The Bush Administration has made many mistakes and squandered endless opportunities in Iraq. But we still have a chance to succeed. If redeployment is accompanied by measurable progress in forging a political settlement, building real Iraqi governing capacity, and transferring control to effective Iraqi security forces, we can start the journey home from Iraq with our vital interests intact.
McCain: To enhance our chances of success, and to enable our forces to hold as much territory as possible, we must maximize the total number of coalition and Iraqi troops. That's why I believe the current ideas to draw down our forces this year are exactly wrong. While the United States and its partners are training Iraqi security forces at a furious pace, these Iraqis should supplement, not substitute for, the coalition forces on the ground. Our decisions about troop levels should be tied to the success or failure of our mission in Iraq, not to the number of Iraqi troops trained and equipped, nor to arbitrary deadlines rooted in our domestic politics.
This may well mean we are in Iraq for years to come, and we should have no illusions about the difficulty of our road ahead.

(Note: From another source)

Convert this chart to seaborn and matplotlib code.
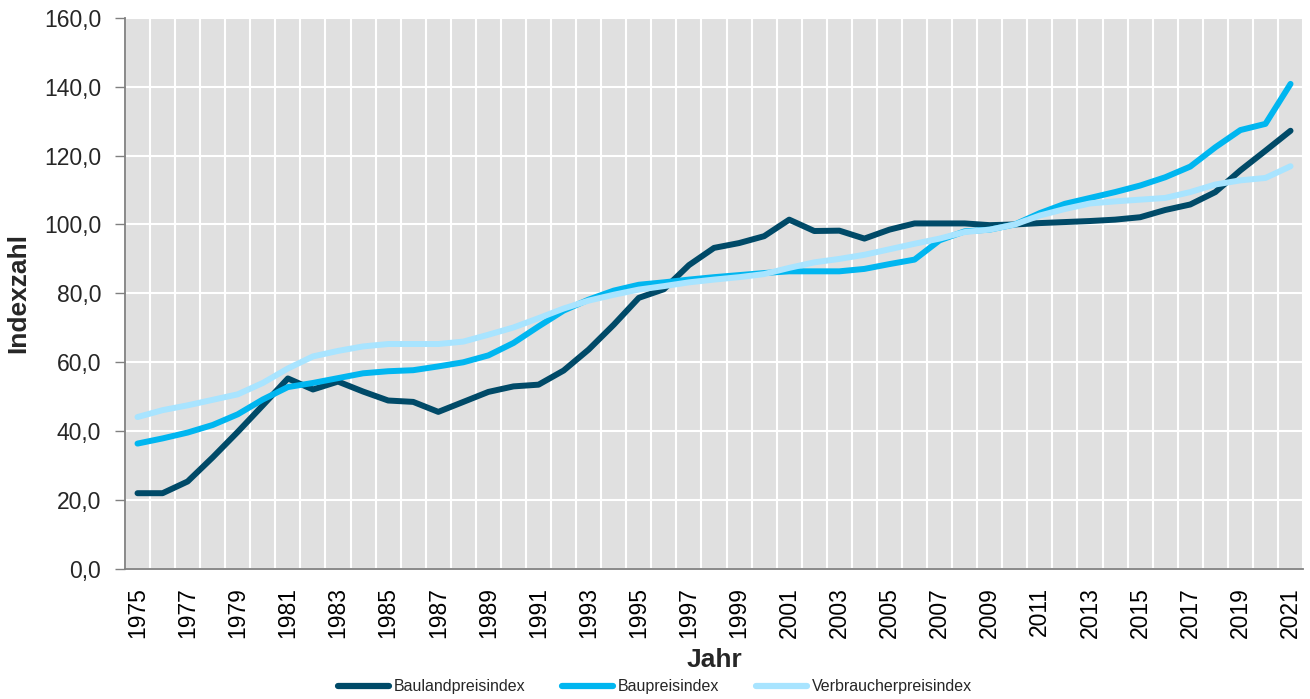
import numpy as np
import pandas as pd
import matplotlib
matplotlib.use("Agg")
import matplotlib.pyplot as plt
from matplotlib.ticker import FuncFormatter, MultipleLocator, FixedLocator
import seaborn as sns

# --- Daten ---
jahre = list(range(1975, 2022))
bauland = [22.0, 22.0, 25.4, 32.4, 39.8, 47.5, 55.3, 52.1, 54.4, 51.5,
           48.9, 48.5, 45.6, 48.5, 51.4, 53.0, 53.5, 57.6, 63.7, 70.9,
           78.7, 81.2, 88.2, 93.2, 94.6, 96.6, 101.4, 98.1, 98.2, 95.9,
           98.5, 100.3, 100.3, 100.3, 99.8, 100.0, 100.4, 100.7, 101.0, 101.4,
           102.1, 104.2, 105.8, 109.4, 115.7, 121.4, 127.2]
baupreis = [36.4, 37.9, 39.6, 41.8, 44.9, 49.2, 52.8, 54.0, 55.4, 56.8,
            57.4, 57.7, 58.8, 60.0, 62.0, 65.6, 70.4, 75.0, 78.2, 80.8,
            82.5, 83.2, 84.0, 84.7, 85.3, 85.9, 86.4, 86.4, 86.4, 87.1,
            88.5, 89.8, 95.4, 98.0, 98.5, 100.0, 103.3, 106.0, 107.7, 109.4,
            111.3, 113.7, 116.8, 122.4, 127.4, 129.2, 140.8]
vpi = [44.1, 46.1, 47.5, 49.1, 50.7, 54.0, 58.2, 61.7, 63.3, 64.6,
       65.3, 65.3, 65.3, 66.0, 68.0, 70.1, 72.8, 75.6, 77.9, 79.6,
       81.1, 82.1, 83.2, 84.0, 84.7, 85.6, 87.4, 89.0, 90.0, 91.2,
       92.8, 94.4, 95.9, 97.8, 98.5, 100.0, 102.6, 104.5, 106.1, 106.7,
       107.2, 107.7, 109.4, 111.6, 112.8, 113.5, 116.9]
serien = ["Baulandpreisindex", "Baupreisindex", "Verbraucherpreisindex"]
farben = ["#004A68", "#00B6F0", "#A8E4FF"]

df = pd.DataFrame({
    "Jahr": jahre * 3,
    "Wert": bauland + baupreis + vpi,
    "Serie": [serien[0]] * len(jahre) + [serien[1]] * len(jahre) + [serien[2]] * len(jahre),
})

# --- Stil ---
sns.set_theme(style="white")
plt.rcParams['font.family'] = ['Liberation Sans', 'DejaVu Sans']

fig = plt.figure(figsize=(13.1, 6.99), dpi=100)
ax = fig.add_axes([0.0954, 0.186, 0.8993, 0.7886])
ax.set_facecolor("#E0E0E0")

sns.lineplot(data=df, x="Jahr", y="Wert", hue="Serie", hue_order=serien,
             palette=farben, lw=4.3, ax=ax, solid_capstyle="round",
             solid_joinstyle="round")

# Achsen
ax.set_xlim(1974.5, 2021.5)
ax.set_ylim(0, 160)
ax.yaxis.set_major_locator(MultipleLocator(20))
ax.yaxis.set_major_formatter(FuncFormatter(lambda v, p: f"{v:.1f}".replace(".", ",")))

ax.xaxis.set_major_locator(FixedLocator(jahre[::2]))
ax.xaxis.set_minor_locator(FixedLocator(np.arange(1974.5, 2022, 1)))
ax.set_xticklabels([str(j) for j in jahre[::2]], rotation=90)

ax.tick_params(axis="x", which="major", length=0, pad=13, labelsize=16.5, colors="black")
ax.tick_params(axis="x", which="minor", length=6, width=1, color="#808080", direction="out")
ax.tick_params(axis="y", which="major", length=7, width=1, color="#808080", pad=10,
               labelsize=16.5, direction="out", left=True)

ax.grid(False)
ax.grid(True, axis="x", which="minor", color="white", lw=1.5)
ax.grid(True, axis="y", which="major", color="white", lw=1.5)
ax.set_axisbelow(True)

for s in ["top", "right"]:
    ax.spines[s].set_visible(False)
for s in ["left", "bottom"]:
    ax.spines[s].set_color("#808080")
    ax.spines[s].set_linewidth(1.3)

ax.set_xlabel("Jahr", fontsize=19, fontweight="bold", labelpad=7)
ax.set_ylabel("Indexzahl", fontsize=19, fontweight="bold", labelpad=10)

# Legende unten
handles, labels = ax.get_legend_handles_labels()
ax.get_legend().remove()
for h in handles:
    h.set_linewidth(4.5)
    h.set_solid_capstyle("round")
fig.legend(handles, labels, loc="lower center", bbox_to_anchor=(0.5, -0.014), ncol=3,
           frameon=False, fontsize=11.5, handlelength=3.2, handletextpad=0.3,
           columnspacing=2.3)

fig.savefig("out.png", dpi=100)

Implementing the steps I have outlined will take more time, more commitment, and more support, and more brave Americans will lose their lives in the service of this great cause. And despite all of America's cajoling and pleading, few other countries around the world will share much of our burden. Iraq is for us to do, for us to win or lose, for us to suffer the consequences or share in the benefits. There's only one United States of America, and it is to us that history will look for courage and commitment.